Ireneusz Fazan urodził się w Winnikach pod Lwowem (teraz to dzielnica Lwowa). Jest mocno emocjonalnie związany z Kresami. W 1990 roku, kiedy powstawały różne stowarzyszenia, założył w Radomiu Klub Towarzystwa Miłośników Lwowa i Kresów Południowo-Wschodnich, który działał do 1994 roku. - Nasz oddział istnieje od 2008 roku i pan Ireneusz był u nas wiceprezesem do 2012 roku. Zrezygnował z funkcji na skutek złego stanu zdrowia - dopowiada B. Stańczuk.

Karol Bauer urodził się w chacie huculskiej. Jego tata pracował w konsorcjum belgijsko-polsko-czesko-francuskim. Poszukiwał złóż ropy naftowej na terenach podkarpackich i razem z rodziną przemieszczał się w miarę postępu robót poszukiwawczych. Pan Karol w 1945 roku wyjechał z Kresów i trafił do Wrocławia. W 1959 roku ukończył Politechnikę Wrocławską. Zapoznał radomiankę i przyjechał do Radomia.

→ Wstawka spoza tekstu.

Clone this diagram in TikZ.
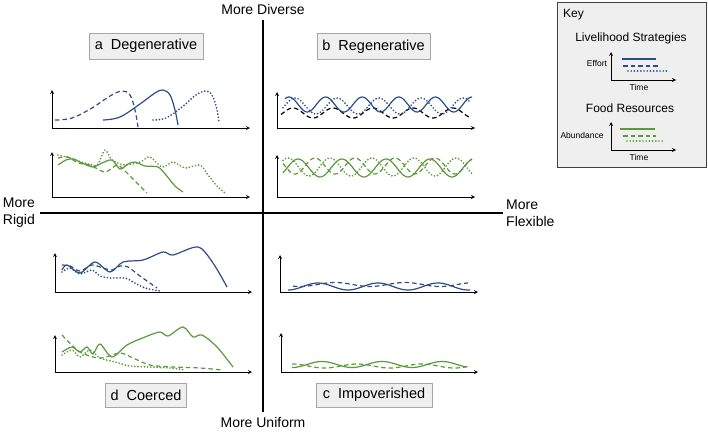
\documentclass[tikz,border=0pt]{standalone}
\usepackage{fontspec}
\setmainfont{Liberation Sans}
\usepackage{tikz}
\usetikzlibrary{positioning}
\definecolor{lblue}{HTML}{2E4D86}
\definecolor{lgreen}{HTML}{5B9A3C}
\definecolor{boxgray}{HTML}{EFEFEF}

\begin{document}
\begin{tikzpicture}[x=1pt, y=-1pt,
    mainaxis/.style={line width=1.6pt, black},
    plotaxis/.style={<->, >=stealth, line width=0.8pt},
    quad/.style={rectangle, draw=black!35, fill=boxgray, minimum height=26pt, inner xsep=5pt, font=\fontsize{14.5}{16}\selectfont},
    axlabel/.style={inner sep=0pt, font=\fontsize{14}{17}\selectfont},
    keytext/.style={inner sep=0pt, font=\fontsize{12}{14}\selectfont},
    small/.style={inner sep=0pt, font=\fontsize{8.5}{10}\selectfont},
    blueline/.style={lblue, line width=1.2pt},
    bluedash/.style={lblue, line width=1.2pt, dash pattern=on 4.5pt off 3pt},
    bluedot/.style={lblue, line width=1.9pt, line cap=round, dash pattern=on 0pt off 3.2pt},
    blackdash/.style={black, line width=1.2pt, dash pattern=on 4.5pt off 3pt},
    greenline/.style={lgreen, line width=1.2pt},
    greendash/.style={lgreen, line width=1.2pt, dash pattern=on 4.5pt off 3pt},
    greendot/.style={lgreen, line width=1.9pt, line cap=round, dash pattern=on 0pt off 3.2pt}]

    \useasboundingbox[fill=white] (0,0) rectangle (708,431);

    % main axes
    \coordinate (top) at (263,20);
    \coordinate (bottom) at (263,412);
    \coordinate (left) at (40,213);
    \coordinate (right) at (503,213);
    \draw [mainaxis] (left) -- (right);
    \draw [mainaxis] (top) -- (bottom);

    \node [axlabel, above=5pt of top] (diverse) {More Diverse};
    \node [axlabel, below=5pt of bottom] (uniform) {More Uniform};
    \node [axlabel, align=left, left=5pt of left] (rigid) {More\\Rigid};
    \node [axlabel, align=left, right=3pt of right] (flexible) {More\\Flexible};

    % quadrant titles
    \node [quad, minimum width=114pt] (qa) at (146,46) {a\ \ Degenerative};
    \node [quad, minimum width=113pt] (qb) at (373.5,46.5) {b\ \ Regenerative};
    \node [quad, minimum width=116pt, minimum height=24pt] (qc) at (374,395) {c\ \ Impoverished};
    \node [quad, minimum width=78pt, minimum height=24pt] (qd) at (146,395) {d\ \ Coerced};

    % small plot axes
    \coordinate (ab-o) at (52,128); \coordinate (ab-y) at (52,90);  \coordinate (ab-x) at (250,128);
    \coordinate (ag-o) at (52,197); \coordinate (ag-y) at (52,152); \coordinate (ag-x) at (250,197);
    \coordinate (bb-o) at (277,128); \coordinate (bb-y) at (277,92);  \coordinate (bb-x) at (475,128);
    \coordinate (bg-o) at (277,197); \coordinate (bg-y) at (277,155); \coordinate (bg-x) at (475,197);
    \coordinate (db-o) at (55,292); \coordinate (db-y) at (55,253); \coordinate (db-x) at (252,292);
    \coordinate (dg-o) at (55,372); \coordinate (dg-y) at (55,335); \coordinate (dg-x) at (252,372);
    \coordinate (cb-o) at (280,292); \coordinate (cb-y) at (280,255); \coordinate (cb-x) at (478,292);
    \coordinate (cg-o) at (281,372); \coordinate (cg-y) at (281,333); \coordinate (cg-x) at (478,372);
    \foreach \p in {ab,ag,bb,bg,db,dg,cb,cg}
        \draw [plotaxis] (\p-y) -- (\p-o) -- (\p-x);

    % a: degenerative
    \draw [bluedash] plot[smooth, tension=0.6] coordinates {(55,120) (72,118) (92,108) (110,96) (122,91) (130,95) (135,110) (138,127)};
    \draw [blueline] plot[smooth, tension=0.6] coordinates {(103,120) (120,117) (140,104) (155,93) (163,90) (170,95) (175,110) (178,125)};
    \draw [bluedot] plot[smooth, tension=0.6] coordinates {(153,120) (166,118) (182,107) (196,95) (207,91) (213,97) (217,110) (219,122)};
    \draw [greenline] plot[smooth] coordinates {(58,165) (66,160) (73,159) (82,163) (93,167) (102,163) (112,160) (120,169) (128,164) (135,162) (145,166) (158,167) (166,175) (175,186) (183,192)};
    \draw [greendash] plot[smooth] coordinates {(58,158) (68,157) (78,163) (90,165) (105,172) (117,165) (124,170) (132,178) (140,186) (147,193)};
    \draw [greendot] plot[smooth] coordinates {(58,155) (70,158) (85,163) (97,165) (105,150) (112,160) (125,165) (140,162) (150,157) (162,167) (173,162) (185,168) (200,165) (208,175) (217,186) (225,193)};

    % b: regenerative
    \draw [blackdash] plot[domain=281:470, samples=120] (\x,{113-5*cos(9*(\x-293))});
    \draw [bluedot] plot[domain=283:470, samples=120] (\x,{106-8*cos(8.571*(\x-295))});
    \draw [blueline] plot[domain=285:472, samples=120] (\x,{104.5-7.5*cos(9.836*(\x-289))});
    \draw [greendash] plot[domain=283:472, samples=120] (\x,{166-8*cos(9*(\x-315))});
    \draw [greendot] plot[domain=283:472, samples=120] (\x,{167-9*cos(8.571*(\x-330))});
    \draw [greenline] plot[domain=283:472, samples=120] (\x,{168-9*cos(8.182*(\x-298))});

    % c: impoverished
    \draw [bluedash] plot[domain=293:468, samples=80] (\x,{284.5+2*cos(5.143*(\x-300))});
    \draw [blueline] plot[domain=288:470, samples=80] (\x,{286.5+3.5*cos(6*(\x-288))});
    \draw [greendash] plot[domain=292:468, samples=80] (\x,{366-2*cos(5.538*(\x-292))});
    \draw [greenline] plot[domain=292:466, samples=80] (\x,{364.5+3*cos(6*(\x-292))});

    % d: coerced
    \draw [blueline] plot[smooth] coordinates {(62,270) (67,265) (80,273) (95,262) (110,272) (123,262) (143,260) (163,252) (173,255) (198,247) (213,263) (227,287)};
    \draw [bluedash] plot[smooth] coordinates {(62,265) (70,266) (80,271) (92,265) (103,268) (112,270) (120,266) (128,267) (140,276) (157,288)};
    \draw [bluedot] plot[smooth] coordinates {(62,272) (70,268) (80,274) (92,270) (100,276) (110,278) (125,278) (133,282) (145,288) (160,291)};
    \draw [greenline] plot[smooth] coordinates {(62,352) (72,347) (80,352) (87,347) (93,354) (100,344) (112,357) (127,345) (145,337) (160,332) (168,336) (183,327) (193,337) (202,335) (217,347) (233,367)};
    \draw [greendash] plot[smooth] coordinates {(62,335) (80,352) (100,358) (120,353) (133,358) (150,365) (173,367) (200,368) (222,370)};
    \draw [greendot] plot[smooth] coordinates {(62,355) (72,350) (80,357) (90,350) (100,358) (115,362) (130,366) (150,367) (170,368) (185,370)};

    % key
    \draw [black!75, line width=1pt, fill=boxgray] (557,2) rectangle (706,167);
    \node [keytext, anchor=west] (key) at (563,15) {Key};
    \node [keytext] (lstitle) at (631,38) {Livelihood Strategies};
    \node [keytext] (frtitle) at (630,108) {Food Resources};
    \coordinate (ls-o) at (611,80); \coordinate (ls-y) at (611,52); \coordinate (ls-x) at (676,80);
    \coordinate (fr-o) at (611,150); \coordinate (fr-y) at (611,122); \coordinate (fr-x) at (676,150);
    \draw [plotaxis] (ls-y) -- (ls-o) -- (ls-x);
    \draw [plotaxis] (fr-y) -- (fr-o) -- (fr-x);
    \node [small] (effort) at (597,63) {Effort};
    \node [small] (abundance) at (582,135) {Abundance};
    \node [small] (time1) at (639,87) {Time};
    \node [small] (time2) at (639,157) {Time};
    \draw [blueline] (622,59) -- (656,59);
    \draw [bluedash] (623,66) -- (658,66);
    \draw [bluedot] (628,71) -- (669,71);
    \draw [greenline] (620,129) -- (655,129);
    \draw [greendash] (623,136) -- (656,136);
    \draw [greendot] (627,141) -- (663,141);
\end{tikzpicture}
\end{document}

Jest czynnym członkiem radomskiego stowarzyszenia, w którym pełni funkcję wiceprezesa.

II Dni Lwowa i Kresów Południowo-Wschodnich zakończyły się Mszą św. w kościele garnizonowym w Radomiu. Eucharystia sprawowana była w intencji Orląt Lwowskich i Obrońców Lwowa z 1920 r.

Obecne były na niej poczty sztandarowe - Towarzystwa Miłośników Lwowa i Kresów Południowo-Wschodnich oddział w Radomiu i PG im. Orląt Lwowskich w Potworowie - oraz grupa rekonstrukcyjno-historyczna z radomskiego VI LO im. J. Kochanowskiego.

Po Eucharystii pod tablicą pamiątkową „W hołdzie Orlętom Lwowskim z lat 1918-1919 i obrońcom Lwowa z 1920 r. Towarzystwo Miłośników Lwowa i Kresów Południowo-Wschodnich w Radomiu” złożono kwiaty. Fundatorką tablicy jest Maria Nowotarska-Lewocka.